Stated exercise: From the first line of the data below through the line holding "ax = fig.add_axes([0.129, 0.163, 0.76, 0.711])", output each line exactly and leave the pictures out.

Data segment:
============================================================

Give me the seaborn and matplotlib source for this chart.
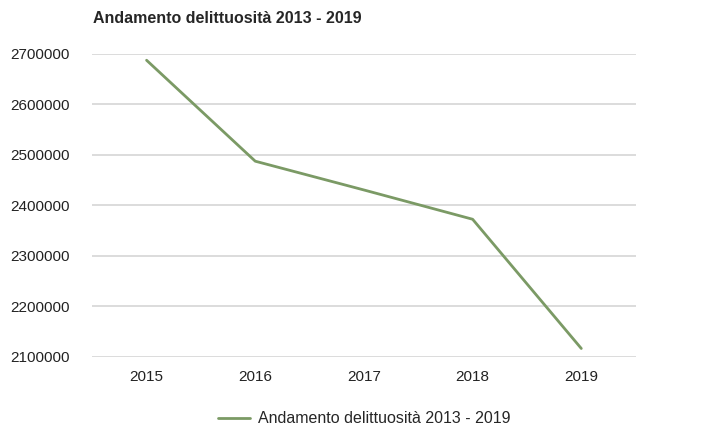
import pandas as pd
import matplotlib.pyplot as plt
import seaborn as sns

# dati
anni = ['2015', '2016', '2017', '2018', '2019']
delitti = [2687000, 2487000, 2430000, 2372000, 2116000]
serie = 'Andamento delittuosità 2013 - 2019'

df = pd.DataFrame({'anno': anni, 'delitti': delitti, 'serie': serie})

sns.set_theme(style="white")
plt.rcParams['font.family'] = ['Liberation Sans', 'DejaVu Sans']

fig = plt.figure(figsize=(7.15, 4.26), dpi=100)
ax = fig.add_axes([0.129, 0.163, 0.76, 0.711])

sns.lineplot(data=df, x='anno', y='delitti', hue='serie', palette=['#7b9a65'],
             linewidth=2, ax=ax, sort=False)

ax.set_xlim(-0.5, 4.5)
ax.set_ylim(2100000, 2700000)
ax.set_yticks(range(2100000, 2700001, 100000))
ax.set_yticklabels([str(v) for v in range(2100000, 2700001, 100000)])
ax.yaxis.grid(True, color='#d9d9d9', linewidth=1.3)
ax.set_axisbelow(True)
for s in ax.spines.values():
    s.set_visible(False)
ax.tick_params(axis='both', length=0, labelsize=11, colors='#222222')
ax.tick_params(axis='y', pad=16)
ax.tick_params(axis='x', pad=10)
ax.set_xlabel('')
ax.set_ylabel('')

fig.text(0.13, 0.957, serie, fontsize=11.5, fontweight='bold', ha='left', va='center')

ax.legend(loc='center', bbox_to_anchor=(0.5, -0.205), frameon=False,
          fontsize=11.5, handlelength=2.0, handletextpad=0.5)

fig.savefig('out.png', dpi=100)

============================================================

Complete output:
Give me the seaborn and matplotlib source for this chart.
import pandas as pd
import matplotlib.pyplot as plt
import seaborn as sns

# dati
anni = ['2015', '2016', '2017', '2018', '2019']
delitti = [2687000, 2487000, 2430000, 2372000, 2116000]
serie = 'Andamento delittuosità 2013 - 2019'

df = pd.DataFrame({'anno': anni, 'delitti': delitti, 'serie': serie})

sns.set_theme(style="white")
plt.rcParams['font.family'] = ['Liberation Sans', 'DejaVu Sans']

fig = plt.figure(figsize=(7.15, 4.26), dpi=100)
ax = fig.add_axes([0.129, 0.163, 0.76, 0.711])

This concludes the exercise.